» **RECORDS TO USE**

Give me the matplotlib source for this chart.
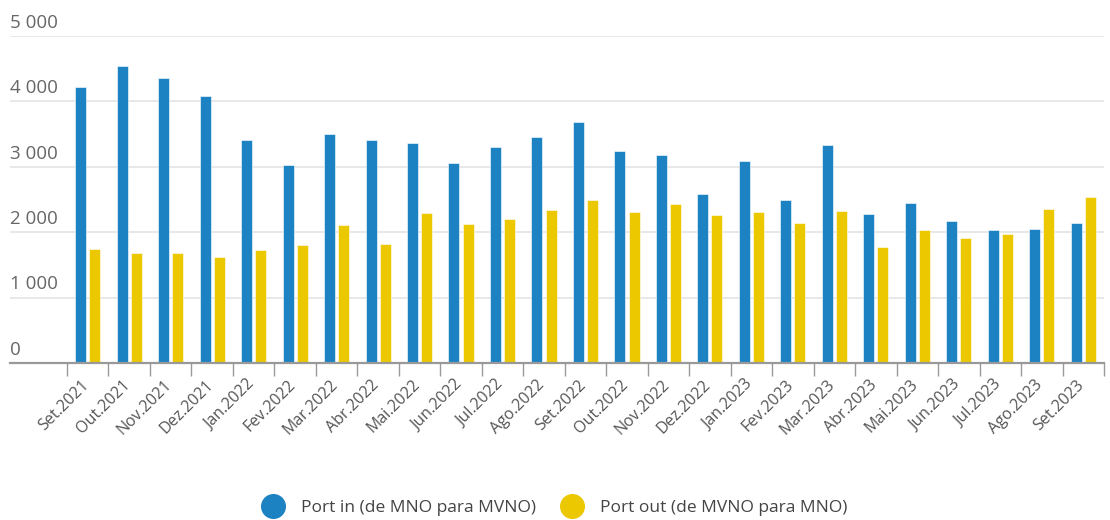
import matplotlib
matplotlib.use("Agg")
import matplotlib.pyplot as plt
import matplotlib.transforms as mtransforms
from matplotlib.lines import Line2D
import numpy as np

# data
months = ["Set.2021", "Out.2021", "Nov.2021", "Dez.2021", "Jan.2022", "Fev.2022",
          "Mar.2022", "Abr.2022", "Mai.2022", "Jun.2022", "Jul.2022", "Ago.2022",
          "Set.2022", "Out.2022", "Nov.2022", "Dez.2022", "Jan.2023", "Fev.2023",
          "Mar.2023", "Abr.2023", "Mai.2023", "Jun.2023", "Jul.2023", "Ago.2023",
          "Set.2023"]
port_in = [4220, 4540, 4365, 4080, 3415, 3020, 3500, 3405, 3365, 3065, 3310, 3455,
           3685, 3245, 3180, 2580, 3085, 2495, 3335, 2275, 2450, 2175, 2030, 2045, 2140]
port_out = [1750, 1680, 1680, 1625, 1725, 1810, 2110, 1815, 2290, 2120, 2195, 2340,
            2500, 2305, 2430, 2270, 2310, 2145, 2320, 1775, 2035, 1905, 1975, 2360, 2545]
yticks = [0, 1000, 2000, 3000, 4000, 5000]
labels = ["Port in (de MNO para MVNO)", "Port out (de MVNO para MNO)"]

blue = "#1d82c2"
yellow = "#ebc800"
plt.rcParams['font.family'] = ['Open Sans', 'DejaVu Sans']

fig = plt.figure(figsize=(11.1, 5.2), dpi=100)
ax = fig.add_axes([10/1110, 1 - 363/520, 1094/1110, 327/520])

x = np.arange(len(months))
w = 0.265
off = 0.17
ax.bar(x - off, port_in, w, color=blue, edgecolor="#ffffff", linewidth=0.4, zorder=3)
ax.bar(x + off, port_out, w, color=yellow, edgecolor="#ffffff", linewidth=0.4, zorder=3)

ax.set_xlim(-0.5 - 57/41.5, len(months) - 0.5)
ax.set_ylim(0, 5000)

# grid
for v in yticks[1:]:
    ax.axhline(v, color="#e6e6e6", lw=1.3, zorder=1)
ax.set_yticks([])
for s in ["top", "right", "left"]:
    ax.spines[s].set_visible(False)
ax.spines["bottom"].set_color("#999999")
ax.spines["bottom"].set_linewidth(1.6)
ax.spines["bottom"].set_zorder(4)

# y labels above gridlines
tr = mtransforms.blended_transform_factory(ax.transAxes, ax.transData)
for v in yticks:
    ax.text(0, v, f"{v:,}".replace(",", " "), transform=tr + mtransforms.ScaledTranslation(0, 3/72, fig.dpi_scale_trans),
            ha="left", va="bottom", fontsize=13.5, color="#666666")

# x ticks at boundaries, labels at centers
ax.set_xticks(np.arange(len(months) + 1) - 0.5)
ax.set_xticklabels([])
ax.tick_params(axis="x", length=9, width=1, color="#999999")
for i, m in enumerate(months):
    ax.annotate(m, xy=(i, 0), xycoords=("data", "axes fraction"), xytext=(-1, -14),
                textcoords="offset points", ha="right", va="center", rotation=45,
                rotation_mode="anchor", fontsize=11.5, color="#555555")

handles = [Line2D([], [], marker="o", ls="", markersize=17, color=blue),
           Line2D([], [], marker="o", ls="", markersize=17, color=yellow)]
fig.legend(handles, labels, loc="center", bbox_to_anchor=(0.497, 0.024), ncol=2,
           frameon=False, fontsize=12.5, labelcolor="#444444", handletextpad=0.6,
           columnspacing=1.1)

fig.savefig("out.png", dpi=100)
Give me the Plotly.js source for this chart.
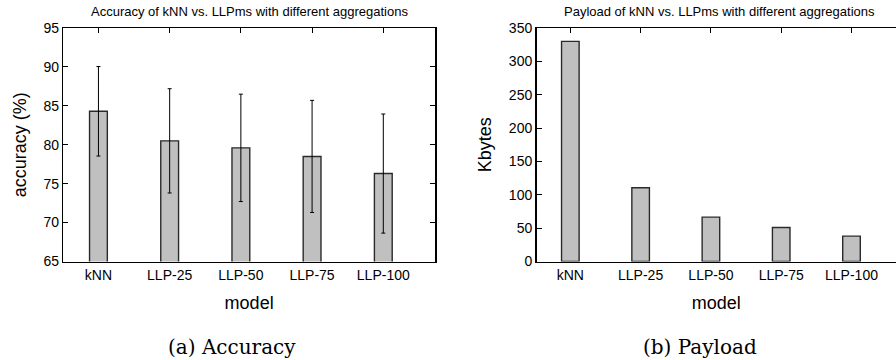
<!DOCTYPE html>
<html>
<head>
<meta charset="utf-8">
<script src="https://cdn.plot.ly/plotly-3.0.1.min.js"></script>
<style>html,body{margin:0;padding:0;background:#fff}#chart{width:896px;height:360px}</style>
</head>
<body>
<div id="chart"></div>
<script>
const models = ["kNN", "LLP-25", "LLP-50", "LLP-75", "LLP-100"];
const accuracy = [84.3, 80.5, 79.6, 78.5, 76.3];
const accuracyErr = [5.75, 6.7, 6.9, 7.2, 7.65];
const payload = [330, 110.5, 66.5, 51, 38];
const accTicks = [65, 70, 75, 80, 85, 90, 95];
const payTicks = [0, 50, 100, 150, 200, 250, 300, 350];

const barFill = "#c0c0c0";
const barLine = {color: "#2a2a2a", width: 1.4};
const tickFont = {family: "Liberation Sans, Arial, sans-serif", size: 14, color: "#000"};
const titleFont = {family: "Liberation Sans, Arial, sans-serif", size: 18, color: "#000"};

const data = [
  {
    type: "bar", x: models, y: accuracy, xaxis: "x", yaxis: "y", width: 0.25,
    marker: {color: barFill, line: barLine},
    error_y: {type: "data", array: accuracyErr, visible: true, color: "#000", thickness: 1, width: 2},
    hoverinfo: "x+y"
  },
  {
    type: "bar", x: models, y: payload, xaxis: "x2", yaxis: "y2", width: 0.25,
    marker: {color: barFill, line: barLine},
    hoverinfo: "x+y"
  },
  // invisible carriers for the top (tick-only) axes
  {type: "scatter", mode: "markers", x: models, y: accuracy, xaxis: "x3", yaxis: "y",
   marker: {opacity: 0}, hoverinfo: "skip"},
  {type: "scatter", mode: "markers", x: models, y: payload, xaxis: "x4", yaxis: "y2",
   marker: {opacity: 0}, hoverinfo: "skip"}
];

const xCommon = {
  type: "category", showgrid: false, zeroline: false, showline: true, linecolor: "#000", linewidth: 1.5,
  ticks: "", mirror: true, tickfont: tickFont, fixedrange: true
};
const xTop = {
  type: "category", showgrid: false, zeroline: false, showline: false, side: "top",
  ticks: "inside", ticklen: 5, tickcolor: "#000", tickwidth: 1, showticklabels: false, fixedrange: true
};
const yCommon = {
  showgrid: false, zeroline: false, showline: true, linecolor: "#000", linewidth: 1.5,
  ticks: "inside", ticklen: 5, tickcolor: "#000", tickwidth: 1,
  tickfont: tickFont, fixedrange: true
};

const layout = {
  width: 896, height: 360,
  margin: {l: 0, r: 0, t: 0, b: 0},
  paper_bgcolor: "#fff", plot_bgcolor: "#fff",
  showlegend: false,
  font: {family: "Liberation Sans, Arial, sans-serif", color: "#000"},
  xaxis: Object.assign({}, xCommon, {
    domain: [0.0706, 0.4855], range: [-0.494, 4.726], anchor: "y",
    title: {text: "model", font: titleFont, standoff: 14}
  }),
  xaxis3: Object.assign({}, xTop, {
    overlaying: "x", matches: "x", anchor: "y"
  }),
  yaxis: Object.assign({}, yCommon, {
    domain: [0.2736, 0.9222], range: [65, 95], tickvals: accTicks, mirror: "ticks", anchor: "x",
    title: {text: "accuracy (%)", font: titleFont, standoff: 12}
  }),
  xaxis2: Object.assign({}, xCommon, {
    domain: [0.5988, 1], range: [-0.481, 4.633], anchor: "y2",
    title: {text: "model", font: titleFont, standoff: 14}
  }),
  xaxis4: Object.assign({}, xTop, {
    overlaying: "x2", matches: "x2", anchor: "y2"
  }),
  yaxis2: Object.assign({}, yCommon, {
    domain: [0.2736, 0.9222], range: [0, 350], tickvals: payTicks, mirror: false, anchor: "x2",
    title: {text: "Kbytes", font: titleFont, standoff: 12}
  }),
  annotations: [
    {text: "Accuracy of kNN vs. LLPms with different aggregations", xref: "paper", yref: "paper",
     x: 0.279, y: 0.9694, xanchor: "center", yanchor: "middle", showarrow: false,
     font: {family: "Liberation Sans, Arial, sans-serif", size: 13, color: "#000"}},
    {text: "Payload of kNN vs. LLPms with different aggregations", xref: "paper", yref: "paper",
     x: 0.8028, y: 0.9694, xanchor: "center", yanchor: "middle", showarrow: false,
     font: {family: "Liberation Sans, Arial, sans-serif", size: 13, color: "#000"}},
    {text: "(a) Accuracy", xref: "paper", yref: "paper",
     x: 0.2586, y: 0.037, xanchor: "center", yanchor: "middle", showarrow: false,
     font: {family: "DejaVu Serif, serif", size: 20, color: "#000"}},
    {text: "(b) Payload", xref: "paper", yref: "paper",
     x: 0.7809, y: 0.037, xanchor: "center", yanchor: "middle", showarrow: false,
     font: {family: "DejaVu Serif, serif", size: 20, color: "#000"}}
  ]
};

Plotly.newPlot("chart", data, layout, {displayModeBar: false, staticPlot: true});
</script>
</body>
</html>
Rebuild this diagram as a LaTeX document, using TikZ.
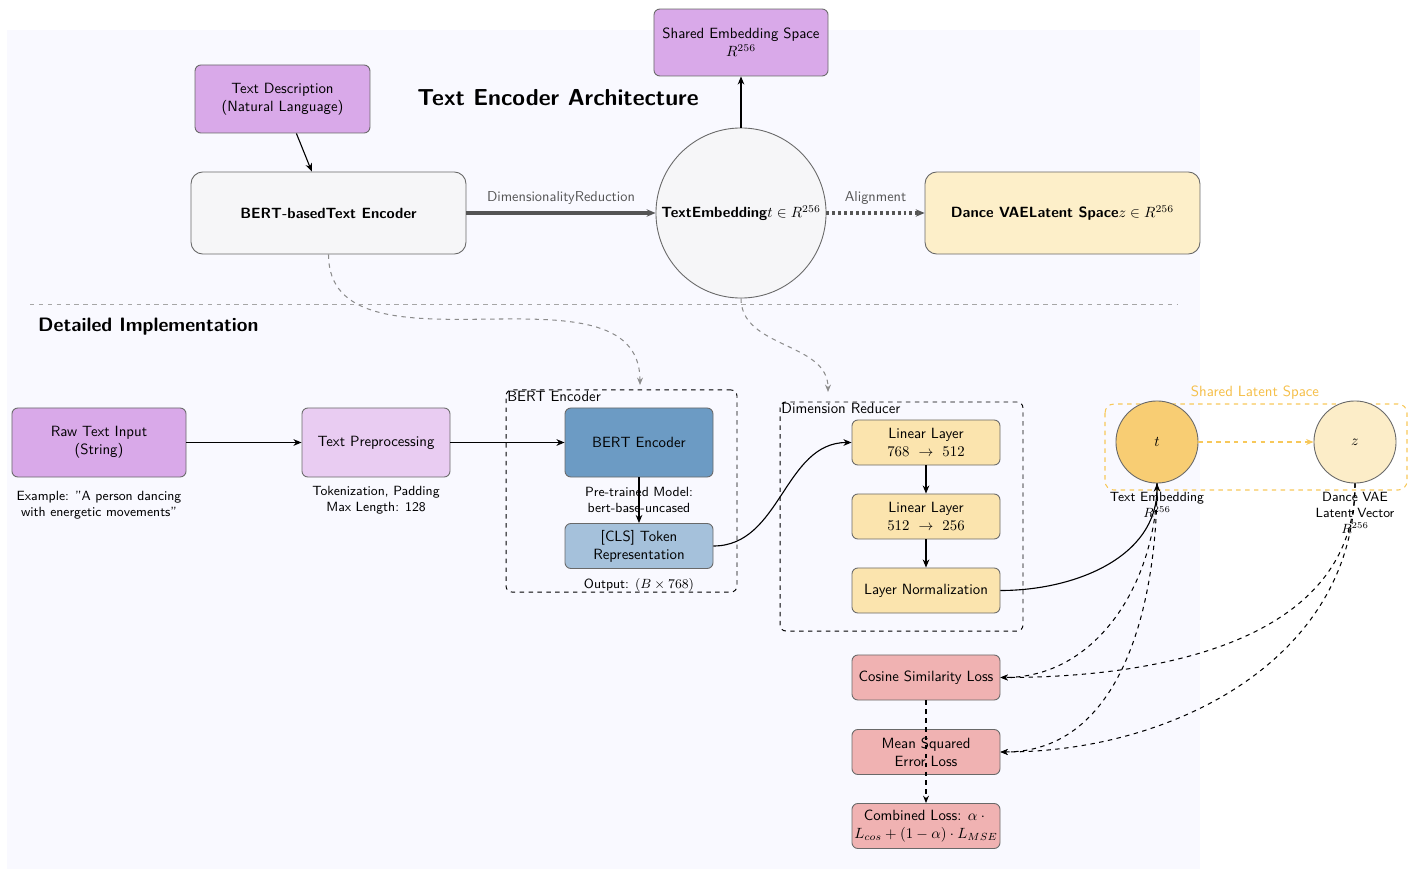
\documentclass[tikz,border=0pt]{standalone}
\usetikzlibrary{arrows.meta,positioning}
\renewcommand{\familydefault}{\sfdefault}
\definecolor{bgc}{RGB}{249,249,255}
\definecolor{purA}{RGB}{217,169,233}
\definecolor{purB}{RGB}{233,204,242}
\definecolor{blueA}{RGB}{108,155,196}
\definecolor{blueB}{RGB}{165,193,219}
\definecolor{yelA}{RGB}{251,228,174}
\definecolor{redA}{RGB}{240,178,178}
\definecolor{goldA}{RGB}{248,205,115}
\definecolor{goldB}{RGB}{252,237,200}
\definecolor{peach}{RGB}{253,239,201}
\definecolor{lgray}{RGB}{246,246,248}
\definecolor{bord}{RGB}{105,105,105}
\definecolor{orn}{RGB}{247,200,90}
\definecolor{ornt}{RGB}{245,190,70}
\definecolor{dgray}{RGB}{85,85,85}
\tikzset{
  box/.style={draw=bord, line width=0.6pt, rounded corners=4pt, align=center, inner sep=1pt, font=\sffamily},
  small/.style={box, minimum width=99.9pt, minimum height=30.4pt},
  wide/.style={box, rounded corners=8pt, minimum width=185.6pt, minimum height=55.4pt},
  ann/.style={align=center, font=\sffamily\small, inner sep=0pt},
  arr/.style={-{Stealth[length=5.5pt,width=4.5pt]}, line width=0.75pt},
  grp/.style={draw=black, dashed, line width=0.65pt, rounded corners=4pt},
  dcurve/.style={-{Stealth[length=5pt,width=4pt]}, dashed, line width=0.7pt},
  elabel/.style={font=\sffamily\fontsize{9.7}{11}\selectfont, text=dgray},
}
\begin{document}
\begin{tikzpicture}[x=0.675pt,y=-0.675pt]
\useasboundingbox (0,0) rectangle (1422,871);
\fill[bgc] (7,30) rectangle (1200,869);

% top section
\node[font=\sffamily\bfseries\fontsize{15.6}{18}\selectfont] (title) at (558,98) {Text Encoder Architecture};
\node[box, fill=purA, minimum width=118.1pt, minimum height=45.9pt] (td) at (282.5,99) {Text Description\\(Natural Language)};
\node[box, fill=purA, minimum width=117.5pt, minimum height=45.2pt] (se) at (741,42.5) {Shared Embedding Space\\$R^{256}$};
\node[wide, fill=lgray] (bb) at (328.5,213) {\textbf{BERT-basedText Encoder}};
\node[circle, draw=bord, line width=0.6pt, fill=lgray, minimum size=114.8pt, inner sep=0pt, font=\sffamily] (te) at (741,213) {\textbf{TextEmbedding}$t\in R^{256}$};
\node[wide, fill=peach] (dv) at (1062.5,213) {\textbf{Dance VAELatent Space}$z\in R^{256}$};

\draw[arr] (td) -- (bb);
\draw[arr] (te) -- (se);
\draw[-{Stealth[length=6pt,width=5pt]}, line width=2.4pt, draw=dgray] (bb) -- node[above=1pt, elabel] {DimensionalityReduction} (te);
\draw[-{Stealth[length=6pt,width=5pt]}, line width=2.4pt, draw=dgray, dash pattern=on 2pt off 2pt] (te) -- node[above=1pt, elabel] {Alignment} (dv);

\draw[dashed, draw=black!35, line width=0.6pt] (30,304) -- (1178,304);
\node[font=\sffamily\bfseries\fontsize{13.1}{15}\selectfont, anchor=west] (di) at (33,327) {Detailed Implementation};

% lower section
\node[grp, minimum width=155.9pt, minimum height=136.4pt] (g1) at (621.5,491) {};
\node[anchor=north west, font=\sffamily, inner sep=1pt] (g1l) at (g1.north west) {BERT Encoder};
\node[grp, minimum width=164pt, minimum height=154.6pt] (g2) at (901.5,516.5) {};
\node[anchor=north west, font=\sffamily, inner sep=1pt] (g2l) at (g2.north west) {Dimension Reducer};
\coordinate (g1in) at (640,385);
\coordinate (g2in) at (828,392);

\node[box, fill=purA, minimum width=117.5pt, minimum height=46.6pt] (raw) at (99,442.5) {Raw Text Input\\(String)};
\node[ann] (rawa) at (99,505) {Example: "A person dancing\\with energetic movements"};
\node[box, fill=purB, minimum width=99.9pt, minimum height=46.6pt] (pre) at (376,442.5) {Text Preprocessing};
\node[ann] (prea) at (376,500) {Tokenization, Padding\\Max Length: 128};
\node[box, fill=blueA, minimum width=99.9pt, minimum height=46.6pt] (be) at (639,442.5) {BERT Encoder};
\node[small, fill=blueB] (cls) at (639,546) {[CLS] Token\\Representation};
\node[ann] (bea) at (639,500) {Pre-trained Model:\\bert-base-uncased};
\node[ann] (clsa) at (639,585) {Output: $(B\times768)$};

\node[small, fill=yelA] (l1) at (926,442.5) {Linear Layer\\$768\ \rightarrow\ 512$};
\node[small, fill=yelA] (l2) at (926,516.5) {Linear Layer\\$512\ \rightarrow\ 256$};
\node[small, fill=yelA] (ln) at (926,590.5) {Layer Normalization};

\node[small, fill=redA] (cos) at (926,677.5) {Cosine Similarity Loss};
\node[small, fill=redA] (mse) at (926,752) {Mean Squared\\Error Loss};
\node[small, fill=redA] (comb) at (926,826) {Combined Loss: $\alpha\cdot{}$\\$L_{cos}+(1-\alpha)\cdot L_{MSE}$};

\draw[dashed, draw=orn, line width=0.7pt, rounded corners=6pt] (1105,404) rectangle (1407,490);
\node[font=\sffamily, text=ornt] (sls) at (1255,393) {Shared Latent Space};
\node[circle, draw=bord, line width=0.6pt, fill=goldA, minimum size=55.4pt, inner sep=0pt] (t) at (1157,442) {$t$};
\node[circle, draw=bord, line width=0.6pt, fill=goldB, minimum size=55.4pt, inner sep=0pt] (z) at (1355,442) {$z$};
\node[ann] (ta) at (1157,505) {Text Embedding\\$R^{256}$};
\node[ann] (za) at (1355,513) {Dance VAE\\Latent Vector\\$R^{256}$};
\draw[-{Stealth[length=5pt,width=4pt]}, dashed, draw=orn, line width=0.7pt] (t) -- (z);

% connectors
\draw[arr] (raw) -- (pre);
\draw[arr] (pre) -- (be);
\draw[arr] (be) -- (cls);
\draw[arr] (cls.east) to[out=0,in=180] (l1.west);
\draw[arr] (l1) -- (l2);
\draw[arr] (l2) -- (ln);
\draw[arr] (ln.east) to[out=0,in=-90] (t.south);

\draw[dcurve, draw=black!45] (bb.south) to[out=-90,in=90] (g1in);
\draw[dcurve, draw=black!45] (te.south) to[out=-90,in=90] (g2in);

\draw[dcurve] (t.south) to[out=-90,in=0] (cos.east);
\draw[dcurve] (t.south) to[out=-90,in=0] (mse.east);
\draw[dcurve] (z.south) to[out=-90,in=0] (cos.east);
\draw[dcurve] (z.south) to[out=-90,in=0] (mse.east);
\draw[dcurve] (cos.south) -- (comb.north);
\end{tikzpicture}
\end{document}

» **TASK STATEMENT**
Which lines above contain the word "this"? Copy each of them.

» **EXERCISE OUTPUT**
Give me the matplotlib source for this chart.
Give me the Plotly.js source for this chart.
Rebuild this diagram as a LaTeX document, using TikZ.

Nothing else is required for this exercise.